III. The Mystery Is That God Loves, And Saved, All People. 

  1. Jesus Christ paid for the sins of the whole world. 

  1. In his first epistle St. John says of Jesus, He is the atoning sacrifice for our sins, and not only for ours but also for the sins of the whole world.” (1 John 2:2) And St. Paul told the Christians in Corinth, “God was reconciling the world to himself in Christ, not counting men’s sins against them.” (2 Cor. 5:19)

  2.  Because Jesus paid for the sins of all people, he wants all people everywhere to hear the message of that salvation and to come to faith in him.  That is precisely why Jesus told his disciples just before he ascended into heaven, “Go into all the world and preach the good news to all creation.  Whoever believes and is baptized will be saved, but whoever does not believe will be condemned.” (Mark 16:15-16)

  3. St. Paul told Timothy, a young pastor on the island of Crete, “[God] wants all men to be saved and to come to a knowledge of the truth.” And, “we have put our hope in the living God, who is the Savior of all men, and especially of those who believe.” (1 Timothy 2:4 & 4:10)

  4. Because God justifies us through our faith in Jesus Christ, Paul told the Christians in Rome, We maintain that a man is justified by faith apart from observing the law.  Is God the God of Jews only? Is he not the God of Gentiles too? Yes, of Gentiles too, since there is only one God, who will justify the circumcised by faith and the uncircumcised through that same faith.” (Romans 3:28-30)

  1. In our text this morning St. Paul explains the mystery of the gospel in this way: “Through the gospel the Gentiles are heirs together with Israel, members together of one body, and sharers together in the promise in Christ Jesus.”

  1. Just think of what God is telling us here through Christ’s apostle: we “are heirs together with Israel.”  We are also the children of God, heirs of Jesus Christ who have inherited the perfect righteousness that he earned with his perfect life on earth, and also the total forgiveness of sins that Jesus earned for us with his sacrificial death as the payment to God for our sins.  That is huge!  Many of the early Jewish Christians wanted to keep those blessings for themselves, but God has made us equal to them in his kingdom and heirs together with them of his gift of eternal life.

  2. We are also “members together of one body,” as St. Paul says.  Paul tells us in Ephesians 5:23, Christ is the head of the church, his body, of which he is the Savior.”  That church is the “communion of saints,” as we confess in the Apostles’ Creed.  All Christians are members of that body of Christ, attached to Jesus through our faith in him.  Because we are members of the body of Christ through faith in Jesus, St. Peter tells us, “You are a chosen people, a royal priesthood, a holy nation, a people belonging to God, that you may declare the praises of him who called you out of darkness into his wonderful light.  Once you were not a people, but now you are the people of God; once you had not received mercy, but now you have received mercy.” (1 Peter 2:9)

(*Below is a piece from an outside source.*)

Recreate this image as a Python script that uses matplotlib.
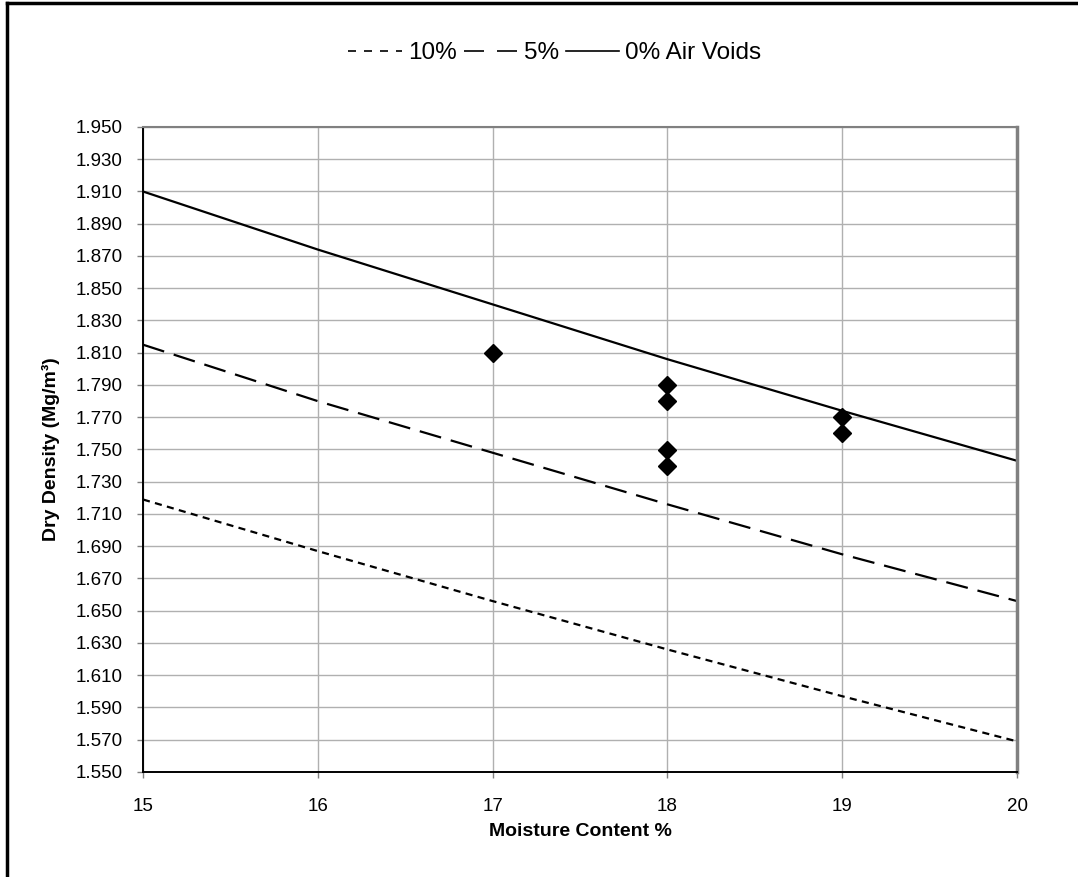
import numpy as np
import matplotlib.pyplot as plt
from matplotlib.lines import Line2D

plt.rcParams['font.family'] = ['Liberation Sans', 'DejaVu Sans']

# moisture content (%) for the air void lines
mc = [15, 16, 17, 18, 19, 20]
av_0 = [1.910, 1.874, 1.840, 1.806, 1.774, 1.743]
av_5 = [1.815, 1.780, 1.748, 1.716, 1.685, 1.656]
av_10 = [1.719, 1.687, 1.656, 1.626, 1.597, 1.569]

# test points
pt_mc = [17, 18, 18, 18, 18, 19, 19]
pt_dd = [1.810, 1.790, 1.780, 1.750, 1.740, 1.770, 1.760]

yticks = np.arange(1.55, 1.9501, 0.02)

fig = plt.figure(figsize=(10.78, 8.77), dpi=100)
ax = fig.add_axes([143/1078, 105/877, (1017-143)/1078, (772-127)/877])

ax.plot(mc, av_10, color='black', lw=1.6, dashes=(3.2, 2.4))
ax.plot(mc, av_5, color='black', lw=1.6, dashes=(10, 4.5))
ax.plot(mc, av_0, color='black', lw=1.6)
ax.plot(pt_mc, pt_dd, ls='none', marker='D', ms=9.5, color='black', zorder=5)

ax.set_xlim(15, 20)
ax.set_ylim(1.55, 1.95)
ax.set_xticks(mc)
ax.set_yticks(yticks)
ax.set_yticklabels(['%.3f' % v for v in yticks])
ax.grid(True, color='#b0b0b0', lw=1)
ax.set_axisbelow(True)
ax.tick_params(labelsize=13.5, length=4.5, width=1, color='#808080')
ax.tick_params(axis='x', pad=14)
ax.tick_params(axis='y', pad=10)
for s in ['left', 'bottom']:
    ax.spines[s].set_color('black')
    ax.spines[s].set_linewidth(1.4)
ax.spines['top'].set_color('#808080')
ax.spines['top'].set_linewidth(1.5)
ax.spines['right'].set_color('#808080')
ax.spines['right'].set_linewidth(2.5)

ax.set_xlabel('Moisture Content %', fontsize=14, fontweight='bold', labelpad=6)
ax.set_ylabel('Dry Density (Mg/m³)', fontsize=14, fontweight='bold', labelpad=11)

handles = [Line2D([], [], color='black', lw=1.2, dashes=(4.8, 4.8)),
           Line2D([], [], color='black', lw=1.2, dashes=(12, 7.8)),
           Line2D([], [], color='black', lw=1.2)]
fig.legend(handles, ['10%', '5%', '0% Air Voids'], loc='center',
           bbox_to_anchor=(555/1078, 1 - 53/877), ncol=3, frameon=False,
           fontsize=17.5, handlelength=2.2, handletextpad=0.25, columnspacing=0.3)

# frame lines at left/top edge of the picture
fig.add_artist(Line2D([7/1078, 7/1078], [0, 1 - 3/877], color='black', lw=2.5))
fig.add_artist(Line2D([7/1078, 1], [1 - 3/877, 1 - 3/877], color='black', lw=2.5))

fig.savefig('out.png', dpi=100)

  3. As Paul says in our text, we are also “sharers together in the promise in Christ Jesus.”  That promise is God’s gift of eternal life to all those who put their faith in Jesus Christ for salvation.  What a wonderful gift that is from God!  The Magi gave Jesus gifts of gold and frankincense and myrrh, but he gave them the gift of everlasting life.  

  4. No wonder Epiphany is such a joy-filled festival in the Christian Church.  Now the mystery of salvation is revealed, and the gifts of the Savior are given to all people throughout the whole world. That Mystery Was Hidden For Many Generations both by those who knew the true God and by those who didn’t.  But The Mystery Was Revealed By God’s Holy Spirit to his prophets and apostles, and they have revealed it to us in God’s word, the Bible.  The Mystery Is That God Loves, And Saved, All People through his Son Jesus Christ.  By faith in Christ we become God’s children and share in the salvation that he has earned for us.  What a wonderful Christmas gift that is!  Amen.